_Your task_. Type out the complete listing below word for word, without its pictures.
━━━ Data provided
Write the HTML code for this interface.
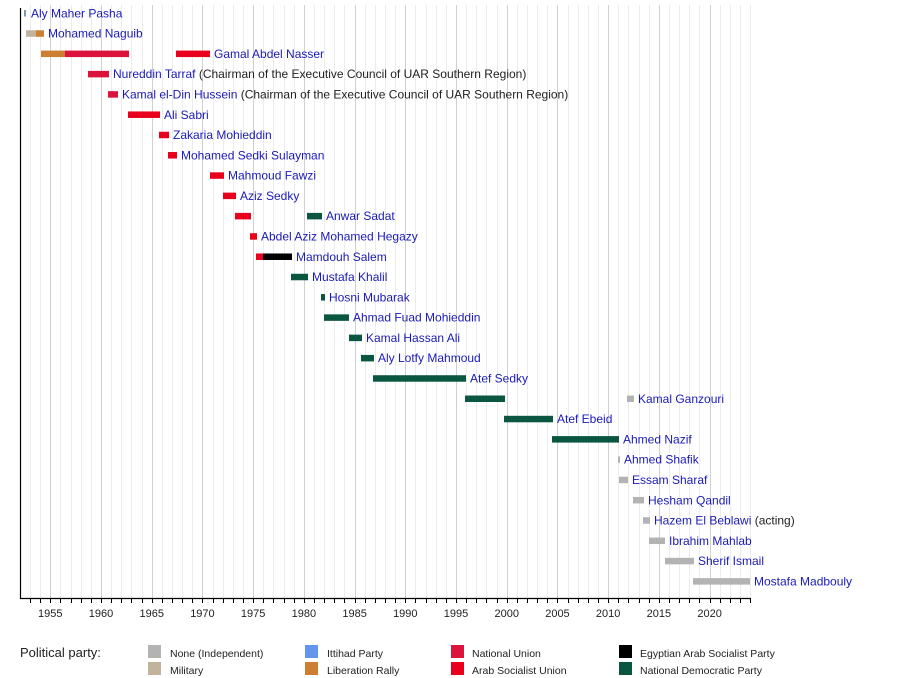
<!DOCTYPE html>
<html><head><meta charset="utf-8"><style>
html,body{margin:0;padding:0;background:#fff;}
svg{display:block;font-family:"Liberation Sans",sans-serif;}
.l{fill:#1a1ab8;font-size:12px;}
.n{fill:#222;font-size:12px;}
.t{fill:#222;font-size:11px;text-anchor:middle;}
.g{fill:#222;font-size:10.5px;}
</style></head><body>
<svg width="900" height="678" viewBox="0 0 900 678" xmlns="http://www.w3.org/2000/svg">
<g id="grid"></g>
<g id="bars"></g>
<line x1="20.5" y1="8" x2="20.5" y2="599" stroke="#000" stroke-width="1.2"/>
<line x1="20" y1="598.5" x2="750.5" y2="598.5" stroke="#000" stroke-width="1.2"/>
<g id="ticks"></g>
<text x="20" y="657" style="font-size:13px;fill:#222">Political party:</text>
<rect x="148" y="645" width="13" height="13" fill="#b3b3b3"/><text class="g" x="170" y="657">None (Independent)</text>
<rect x="148" y="662" width="13" height="13" fill="#c2b49a"/><text class="g" x="170" y="674">Military</text>
<rect x="305" y="645" width="13" height="13" fill="#6495ed"/><text class="g" x="327" y="657">Ittihad Party</text>
<rect x="305" y="662" width="13" height="13" fill="#cc7f33"/><text class="g" x="327" y="674">Liberation Rally</text>
<rect x="451" y="645" width="13" height="13" fill="#dc143c"/><text class="g" x="472" y="657">National Union</text>
<rect x="451" y="662" width="13" height="13" fill="#e8001c"/><text class="g" x="472" y="674">Arab Socialist Union</text>
<rect x="619" y="645" width="13" height="13" fill="#000"/><text class="g" x="640" y="657">Egyptian Arab Socialist Party</text>
<rect x="619" y="662" width="13" height="13" fill="#0b5640"/><text class="g" x="640" y="674">National Democratic Party</text>
</svg>
<script>
(function(){
var NS="http://www.w3.org/2000/svg";
function el(p,t,a,txt){var e=document.createElementNS(NS,t);for(var k in a)e.setAttribute(k,a[k]);if(txt)e.textContent=txt;p.appendChild(e);return e;}
var X=function(y){return 50.3+(y-1955)*10.143;};
var grid=document.getElementById("grid"),ticks=document.getElementById("ticks");
for(var y=1953;y<=2024;y++){var x=Math.round(X(y))+0.5;
 el(grid,"line",{x1:x,y1:5,x2:x,y2:598,stroke:(y%5==0)?"#d0d0d0":"#ececec","stroke-width":1});
 el(ticks,"line",{x1:x,y1:598,x2:x,y2:603,stroke:"#000","stroke-width":1});
 if(y%5==0)el(ticks,"text",{x:X(y),y:617,"class":"t"},String(y));}
var C={n:"#b3b3b3",m:"#c2b49a",l:"#cc7f33",u:"#dc143c",a:"#e8001c",e:"#000",d:"#0b5640",w:"#7f9ab8"};
var rows=[
[[[24,26,"w"]],31,"Aly Maher Pasha"],
[[[26,36,"m"],[36,44,"l"]],48,"Mohamed Naguib"],
[[[41,65,"l"],[65,129,"u"],[176,210,"a"]],214,"Gamal Abdel Nasser"],
[[[88,109,"u"]],113,"Nureddin Tarraf"," (Chairman of the Executive Council of UAR Southern Region)"],
[[[108,118,"u"]],122,"Kamal el-Din Hussein"," (Chairman of the Executive Council of UAR Southern Region)"],
[[[128,160,"a"]],164,"Ali Sabri"],
[[[159,169,"a"]],173,"Zakaria Mohieddin"],
[[[168,177,"a"]],181,"Mohamed Sedki Sulayman"],
[[[210,224,"a"]],228,"Mahmoud Fawzi"],
[[[223,236,"a"]],240,"Aziz Sedky"],
[[[235,251,"a"],[307,322,"d"]],326,"Anwar Sadat"],
[[[250,257,"a"]],261,"Abdel Aziz Mohamed Hegazy"],
[[[256,263,"a"],[263,292,"e"]],296,"Mamdouh Salem"],
[[[291,308,"d"]],312,"Mustafa Khalil"],
[[[321,325,"d"]],329,"Hosni Mubarak"],
[[[324,349,"d"]],353,"Ahmad Fuad Mohieddin"],
[[[349,362,"d"]],366,"Kamal Hassan Ali"],
[[[361,374,"d"]],378,"Aly Lotfy Mahmoud"],
[[[373,466,"d"]],470,"Atef Sedky"],
[[[465,505,"d"],[627,634,"n"]],638,"Kamal Ganzouri"],
[[[504,553,"d"]],557,"Atef Ebeid"],
[[[552,619,"d"]],623,"Ahmed Nazif"],
[[[618,620,"n"]],624,"Ahmed Shafik"],
[[[619,628,"n"]],632,"Essam Sharaf"],
[[[633,644,"n"]],648,"Hesham Qandil"],
[[[643,650,"n"]],654,"Hazem El Beblawi"," (acting)"],
[[[649,665,"n"]],669,"Ibrahim Mahlab"],
[[[665,694,"n"]],698,"Sherif Ismail"],
[[[693,750,"n"]],754,"Mostafa Madbouly"]];
var bars=document.getElementById("bars");
rows.forEach(function(r,i){var cy=13+i*20.29;
 r[0].forEach(function(b){el(bars,"rect",{x:b[0],y:cy-3,width:b[1]-b[0],height:6.5,fill:C[b[2]]});});
 var t=el(bars,"text",{x:r[1],y:cy+4.3,"class":"l"});
 var s=document.createElementNS(NS,"tspan");s.textContent=r[2];t.appendChild(s);
 if(r[3]){var s2=document.createElementNS(NS,"tspan");s2.setAttribute("class","n");s2.textContent=r[3];t.appendChild(s2);}
});
})();
</script>
</body></html>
━━━━━━
_Task result_.
Write the HTML code for this interface.
<!DOCTYPE html>
<html><head><meta charset="utf-8"><style>
html,body{margin:0;padding:0;background:#fff;}
svg{display:block;font-family:"Liberation Sans",sans-serif;}
.l{fill:#1a1ab8;font-size:12px;}
.n{fill:#222;font-size:12px;}
.t{fill:#222;font-size:11px;text-anchor:middle;}
.g{fill:#222;font-size:10.5px;}
</style></head><body>
<svg width="900" height="678" viewBox="0 0 900 678" xmlns="http://www.w3.org/2000/svg">
<g id="grid"></g>
<g id="bars"></g>
<line x1="20.5" y1="8" x2="20.5" y2="599" stroke="#000" stroke-width="1.2"/>
<line x1="20" y1="598.5" x2="750.5" y2="598.5" stroke="#000" stroke-width="1.2"/>
<g id="ticks"></g>
<text x="20" y="657" style="font-size:13px;fill:#222">Political party:</text>
<rect x="148" y="645" width="13" height="13" fill="#b3b3b3"/><text class="g" x="170" y="657">None (Independent)</text>
<rect x="148" y="662" width="13" height="13" fill="#c2b49a"/><text class="g" x="170" y="674">Military</text>
<rect x="305" y="645" width="13" height="13" fill="#6495ed"/><text class="g" x="327" y="657">Ittihad Party</text>
<rect x="305" y="662" width="13" height="13" fill="#cc7f33"/><text class="g" x="327" y="674">Liberation Rally</text>
<rect x="451" y="645" width="13" height="13" fill="#dc143c"/><text class="g" x="472" y="657">National Union</text>
<rect x="451" y="662" width="13" height="13" fill="#e8001c"/><text class="g" x="472" y="674">Arab Socialist Union</text>
<rect x="619" y="645" width="13" height="13" fill="#000"/><text class="g" x="640" y="657">Egyptian Arab Socialist Party</text>
<rect x="619" y="662" width="13" height="13" fill="#0b5640"/><text class="g" x="640" y="674">National Democratic Party</text>
</svg>
<script>
(function(){
var NS="http://www.w3.org/2000/svg";
function el(p,t,a,txt){var e=document.createElementNS(NS,t);for(var k in a)e.setAttribute(k,a[k]);if(txt)e.textContent=txt;p.appendChild(e);return e;}
var X=function(y){return 50.3+(y-1955)*10.143;};
var grid=document.getElementById("grid"),ticks=document.getElementById("ticks");
for(var y=1953;y<=2024;y++){var x=Math.round(X(y))+0.5;
 el(grid,"line",{x1:x,y1:5,x2:x,y2:598,stroke:(y%5==0)?"#d0d0d0":"#ececec","stroke-width":1});
 el(ticks,"line",{x1:x,y1:598,x2:x,y2:603,stroke:"#000","stroke-width":1});
 if(y%5==0)el(ticks,"text",{x:X(y),y:617,"class":"t"},String(y));}
var C={n:"#b3b3b3",m:"#c2b49a",l:"#cc7f33",u:"#dc143c",a:"#e8001c",e:"#000",d:"#0b5640",w:"#7f9ab8"};
var rows=[
[[[24,26,"w"]],31,"Aly Maher Pasha"],
[[[26,36,"m"],[36,44,"l"]],48,"Mohamed Naguib"],
[[[41,65,"l"],[65,129,"u"],[176,210,"a"]],214,"Gamal Abdel Nasser"],
[[[88,109,"u"]],113,"Nureddin Tarraf"," (Chairman of the Executive Council of UAR Southern Region)"],
[[[108,118,"u"]],122,"Kamal el-Din Hussein"," (Chairman of the Executive Council of UAR Southern Region)"],
[[[128,160,"a"]],164,"Ali Sabri"],
[[[159,169,"a"]],173,"Zakaria Mohieddin"],
[[[168,177,"a"]],181,"Mohamed Sedki Sulayman"],
[[[210,224,"a"]],228,"Mahmoud Fawzi"],
[[[223,236,"a"]],240,"Aziz Sedky"],
[[[235,251,"a"],[307,322,"d"]],326,"Anwar Sadat"],
[[[250,257,"a"]],261,"Abdel Aziz Mohamed Hegazy"],
[[[256,263,"a"],[263,292,"e"]],296,"Mamdouh Salem"],
[[[291,308,"d"]],312,"Mustafa Khalil"],
[[[321,325,"d"]],329,"Hosni Mubarak"],
[[[324,349,"d"]],353,"Ahmad Fuad Mohieddin"],
[[[349,362,"d"]],366,"Kamal Hassan Ali"],
[[[361,374,"d"]],378,"Aly Lotfy Mahmoud"],
[[[373,466,"d"]],470,"Atef Sedky"],
[[[465,505,"d"],[627,634,"n"]],638,"Kamal Ganzouri"],
[[[504,553,"d"]],557,"Atef Ebeid"],
[[[552,619,"d"]],623,"Ahmed Nazif"],
[[[618,620,"n"]],624,"Ahmed Shafik"],
[[[619,628,"n"]],632,"Essam Sharaf"],
[[[633,644,"n"]],648,"Hesham Qandil"],
[[[643,650,"n"]],654,"Hazem El Beblawi"," (acting)"],
[[[649,665,"n"]],669,"Ibrahim Mahlab"],
[[[665,694,"n"]],698,"Sherif Ismail"],
[[[693,750,"n"]],754,"Mostafa Madbouly"]];
var bars=document.getElementById("bars");
rows.forEach(function(r,i){var cy=13+i*20.29;
 r[0].forEach(function(b){el(bars,"rect",{x:b[0],y:cy-3,width:b[1]-b[0],height:6.5,fill:C[b[2]]});});
 var t=el(bars,"text",{x:r[1],y:cy+4.3,"class":"l"});
 var s=document.createElementNS(NS,"tspan");s.textContent=r[2];t.appendChild(s);
 if(r[3]){var s2=document.createElementNS(NS,"tspan");s2.setAttribute("class","n");s2.textContent=r[3];t.appendChild(s2);}
});
})();
</script>
</body></html>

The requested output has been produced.